Le zone settentrionali e orientali del paese sono particolarmente esposte alla violenza intermittente. Per chi si muove nella regione, anche con missioni umanitarie o giornalistiche, il pericolo è concreto e diffuso si legge nel report di Index. I corridoi umanitari vengono spesso bloccati e anche le operazioni internazionali sono limitate.

Sudan del Sud: pace solo sulla carta
Nel continente africano, il Sudan del Sud rappresenta uno dei casi più emblematici di “pace fittizia”. Nonostante l’accordo del 2018, il Paese continua a essere teatro di violenze etniche, scontri tra milizie e assenza di governance. Le fragilità istituzionali sono profonde e radicate, e ogni tentativo di ricostruzione rischia di essere vanificato da nuove ondate di instabilità.
Per chi viaggia, il Sudan del Sud è un contesto estremamente insicuro. Le infrastrutture sono carenti, l’accesso alle cure sanitarie limitato e il rischio di sequestri o aggressioni elevato secondo il Global Peace Index 2025.

Eritrea ed Etiopia: la ferita aperta del Corno d’Africa
Anche la fragile tregua tra Etiopia ed Eritrea, dopo il conflitto del Tigray, mostra segnali preoccupanti. L’Etiopia, priva di sbocchi sul mare, sta intensificando le pressioni per ottenere accesso al Mar Rosso. La rivalità storica tra i due paesi, mai del tutto risolta, potrebbe trasformarsi in un nuovo conflitto su scala regionale.
Le tensioni etniche, le dispute territoriali e la debolezza dei confini rendono questa zona del Corno d’Africa un’area ad alta instabilità. Per chi viaggia, sia nelle capitali che nelle regioni periferiche, il rischio di trovarsi coinvolti in scontri o episodi di violenza è concreto, segnala il Global Peace Index 2025. I corridoi commerciali internazionali nella regione, tra cui quelli verso Gibuti e il Golfo, sono particolarmente vulnerabili.
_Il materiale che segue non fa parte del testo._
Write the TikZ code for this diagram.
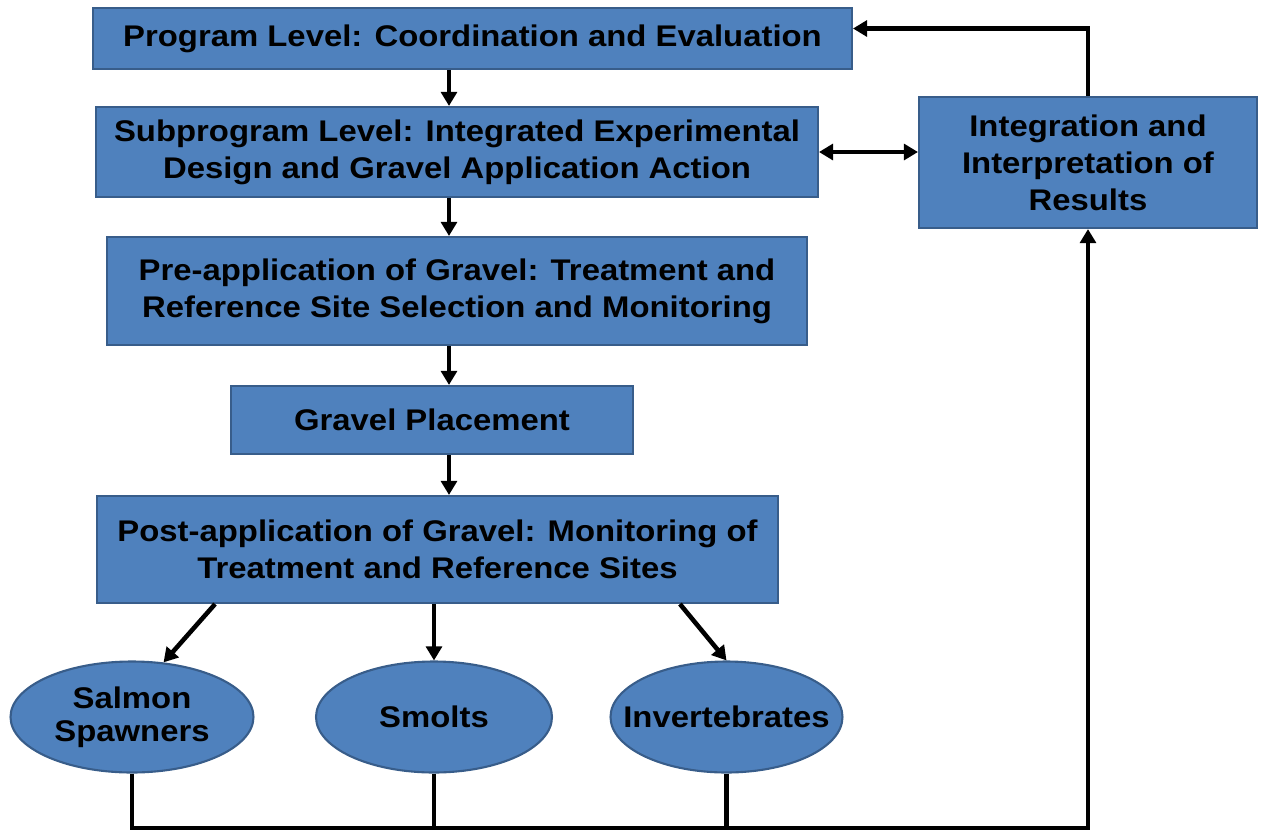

Repubblica Democratica del Congo: l’instabilità contagia l’intera regione
Nel cuore dell’Africa, la Repubblica Democratica del Congo (DRC) continua a essere flagellata da conflitti interni, in particolare nell’est del paese. Le morti legate a episodi di violenza nel 2023 sono state oltre 8.400, un numero che testimonia la gravità della crisi. Nonostante un possibile accordo con il Rwanda, la proliferazione di gruppi armati e l’assenza di un’autorità centrale efficace rendono lo scenario altamente instabile.
La DRC non è soltanto pericolosa per i residenti o gli operatori umanitari, ma rappresenta un potenziale focolaio di destabilizzazione per l’intera regione dei Grandi Laghi. Un viaggio nella regione orientale del paese — anche solo per motivi ambientali, come il turismo nei parchi — comporta oggi rischi estremi secondo il Global Peace Index 2025.

Il Sahel: un rischio regionale in crescita
Anche il Sahel resta una regione in rapida degenerazione. Niger, Mali, Burkina Faso e Ciad sono stretti in una morsa tra terrorismo, colpi di stato militari, flussi di armi e crisi ambientali. Qui, il confine tra guerra e criminalità organizzata è sempre più sfumato e le insicurezze si contagiano da uno Stato all’altro con estrema facilità.

Secondo il Global Peace Index, solo il 9% dei conflitti oggi termina con una vittoria militare, mentre appena il 4% si conclude con un accordo negoziato. Il resto dei conflitti rimane in una limbo di violenza cronica, diventando vere e proprie “guerre senza fine”. Questa realtà non solo mette a rischio la stabilità internazionale, ma rende difficilissimo per gli organismi internazionali pianificare interventi efficaci.
Per i viaggiatori internazionali, quindi, questa nuova geografia dei conflitti significa dover rivalutare costantemente le destinazioni, anche quelle ritenute “secondarie”, ma comunque coinvolte nei giochi geopolitici regionali.